RECORD LIST
'''
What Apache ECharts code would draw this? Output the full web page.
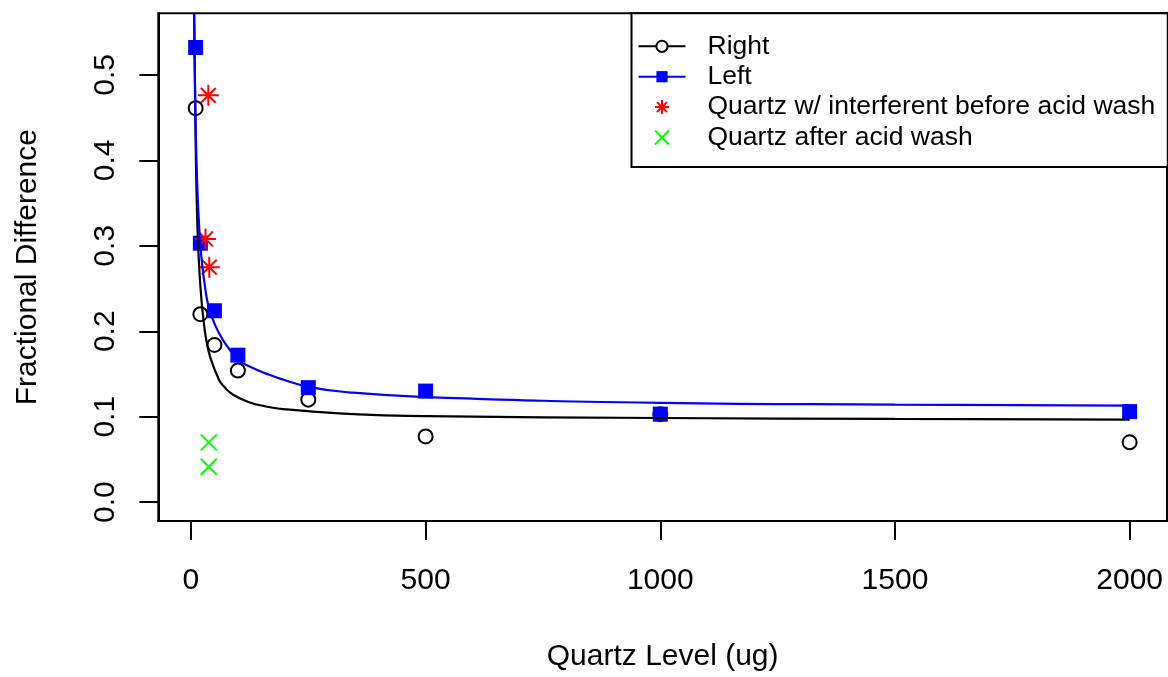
'''
'''
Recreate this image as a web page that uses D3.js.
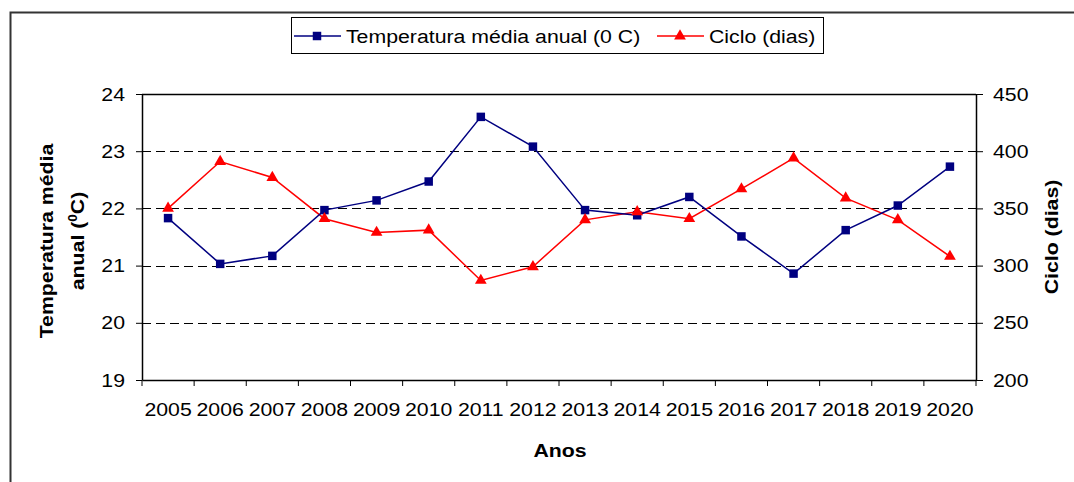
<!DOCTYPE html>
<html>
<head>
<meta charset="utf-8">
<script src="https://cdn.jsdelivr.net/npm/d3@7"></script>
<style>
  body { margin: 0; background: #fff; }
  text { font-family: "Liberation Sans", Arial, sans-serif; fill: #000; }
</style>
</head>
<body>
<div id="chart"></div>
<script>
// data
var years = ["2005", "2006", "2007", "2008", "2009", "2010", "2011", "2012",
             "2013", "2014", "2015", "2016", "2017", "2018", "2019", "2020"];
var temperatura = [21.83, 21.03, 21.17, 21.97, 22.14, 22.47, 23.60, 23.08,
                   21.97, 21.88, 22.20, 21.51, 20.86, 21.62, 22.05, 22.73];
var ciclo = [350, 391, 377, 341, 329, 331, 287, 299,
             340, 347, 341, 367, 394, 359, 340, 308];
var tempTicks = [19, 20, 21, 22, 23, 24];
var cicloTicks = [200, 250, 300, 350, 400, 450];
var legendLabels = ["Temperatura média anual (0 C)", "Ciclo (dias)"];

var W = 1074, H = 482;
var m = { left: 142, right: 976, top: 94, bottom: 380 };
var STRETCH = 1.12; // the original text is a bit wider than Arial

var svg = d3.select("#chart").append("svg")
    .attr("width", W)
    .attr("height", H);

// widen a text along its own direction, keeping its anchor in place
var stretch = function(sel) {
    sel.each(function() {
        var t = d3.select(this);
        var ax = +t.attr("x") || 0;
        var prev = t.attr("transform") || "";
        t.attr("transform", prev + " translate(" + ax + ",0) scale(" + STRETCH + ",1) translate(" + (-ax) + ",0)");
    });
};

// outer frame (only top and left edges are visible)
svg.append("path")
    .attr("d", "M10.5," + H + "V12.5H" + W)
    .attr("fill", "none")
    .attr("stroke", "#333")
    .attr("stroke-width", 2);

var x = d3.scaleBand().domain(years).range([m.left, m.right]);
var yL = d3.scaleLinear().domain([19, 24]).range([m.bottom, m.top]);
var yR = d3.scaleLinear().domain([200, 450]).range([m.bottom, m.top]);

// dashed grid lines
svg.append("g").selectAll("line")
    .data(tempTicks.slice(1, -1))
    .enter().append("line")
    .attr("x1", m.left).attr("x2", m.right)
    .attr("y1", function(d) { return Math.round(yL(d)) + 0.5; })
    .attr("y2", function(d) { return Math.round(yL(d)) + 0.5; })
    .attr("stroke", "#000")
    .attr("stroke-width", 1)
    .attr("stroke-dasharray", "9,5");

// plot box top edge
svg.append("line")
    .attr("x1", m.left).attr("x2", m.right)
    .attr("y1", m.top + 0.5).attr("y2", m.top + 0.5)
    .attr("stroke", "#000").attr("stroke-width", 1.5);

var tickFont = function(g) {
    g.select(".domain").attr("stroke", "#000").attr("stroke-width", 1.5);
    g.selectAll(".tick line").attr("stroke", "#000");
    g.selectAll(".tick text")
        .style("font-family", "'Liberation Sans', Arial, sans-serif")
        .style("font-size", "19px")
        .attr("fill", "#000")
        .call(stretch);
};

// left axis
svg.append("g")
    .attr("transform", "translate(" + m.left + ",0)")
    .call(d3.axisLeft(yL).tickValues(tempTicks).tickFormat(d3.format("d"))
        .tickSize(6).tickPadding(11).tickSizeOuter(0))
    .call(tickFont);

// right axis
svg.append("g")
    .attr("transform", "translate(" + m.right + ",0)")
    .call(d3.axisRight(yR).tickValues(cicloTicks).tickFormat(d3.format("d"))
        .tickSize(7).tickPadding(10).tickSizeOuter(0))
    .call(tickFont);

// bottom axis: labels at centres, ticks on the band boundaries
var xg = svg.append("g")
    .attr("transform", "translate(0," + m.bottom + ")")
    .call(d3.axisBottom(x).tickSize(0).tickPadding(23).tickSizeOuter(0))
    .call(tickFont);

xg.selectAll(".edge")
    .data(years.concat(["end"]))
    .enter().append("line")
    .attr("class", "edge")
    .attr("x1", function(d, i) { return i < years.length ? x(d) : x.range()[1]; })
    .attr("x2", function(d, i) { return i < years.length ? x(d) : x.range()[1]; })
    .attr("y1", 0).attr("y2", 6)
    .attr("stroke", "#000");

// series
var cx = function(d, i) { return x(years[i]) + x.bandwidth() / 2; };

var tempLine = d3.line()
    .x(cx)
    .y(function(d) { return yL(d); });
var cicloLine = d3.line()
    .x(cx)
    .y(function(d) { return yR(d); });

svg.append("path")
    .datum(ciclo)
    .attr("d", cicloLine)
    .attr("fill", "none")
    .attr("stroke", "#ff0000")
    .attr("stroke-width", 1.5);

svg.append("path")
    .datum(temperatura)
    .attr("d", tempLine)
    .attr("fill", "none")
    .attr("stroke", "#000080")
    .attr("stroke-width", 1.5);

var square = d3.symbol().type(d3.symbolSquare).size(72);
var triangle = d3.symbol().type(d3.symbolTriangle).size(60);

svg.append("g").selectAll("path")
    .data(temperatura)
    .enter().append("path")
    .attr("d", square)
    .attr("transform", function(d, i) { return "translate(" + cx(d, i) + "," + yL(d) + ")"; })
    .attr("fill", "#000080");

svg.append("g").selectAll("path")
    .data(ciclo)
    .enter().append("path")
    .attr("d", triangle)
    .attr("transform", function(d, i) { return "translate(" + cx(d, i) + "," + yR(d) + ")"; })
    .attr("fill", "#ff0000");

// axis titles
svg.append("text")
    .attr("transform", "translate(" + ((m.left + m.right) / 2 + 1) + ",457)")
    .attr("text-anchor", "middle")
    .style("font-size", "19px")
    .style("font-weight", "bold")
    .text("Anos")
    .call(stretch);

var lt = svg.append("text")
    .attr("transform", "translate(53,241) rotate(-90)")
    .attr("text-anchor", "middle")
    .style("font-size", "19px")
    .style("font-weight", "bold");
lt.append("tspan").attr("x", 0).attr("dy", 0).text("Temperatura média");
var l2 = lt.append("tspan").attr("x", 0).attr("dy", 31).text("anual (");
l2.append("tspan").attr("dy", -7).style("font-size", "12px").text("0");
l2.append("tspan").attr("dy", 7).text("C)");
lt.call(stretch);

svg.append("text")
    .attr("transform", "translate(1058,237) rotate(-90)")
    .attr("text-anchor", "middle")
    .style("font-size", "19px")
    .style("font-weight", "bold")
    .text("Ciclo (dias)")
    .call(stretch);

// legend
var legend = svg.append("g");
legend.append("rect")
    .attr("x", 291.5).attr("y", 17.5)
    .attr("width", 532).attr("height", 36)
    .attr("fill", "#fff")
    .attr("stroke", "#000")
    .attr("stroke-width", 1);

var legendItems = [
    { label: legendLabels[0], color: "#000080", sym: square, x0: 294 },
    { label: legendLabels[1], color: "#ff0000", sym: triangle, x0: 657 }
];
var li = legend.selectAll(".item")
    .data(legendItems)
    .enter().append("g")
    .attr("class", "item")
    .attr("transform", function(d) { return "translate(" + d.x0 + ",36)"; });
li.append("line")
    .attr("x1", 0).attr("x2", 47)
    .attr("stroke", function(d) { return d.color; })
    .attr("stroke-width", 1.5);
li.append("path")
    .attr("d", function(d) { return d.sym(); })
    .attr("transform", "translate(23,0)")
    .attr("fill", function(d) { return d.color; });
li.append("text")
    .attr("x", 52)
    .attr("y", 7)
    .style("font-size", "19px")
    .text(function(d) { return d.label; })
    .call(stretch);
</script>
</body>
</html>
'''
PROBLEM
Find the lines holding "this" and list every one.

RESPONSE TO THE TASK
What Apache ECharts code would draw this? Output the full web page.
Recreate this image as a web page that uses D3.js.
        var t = d3.select(this);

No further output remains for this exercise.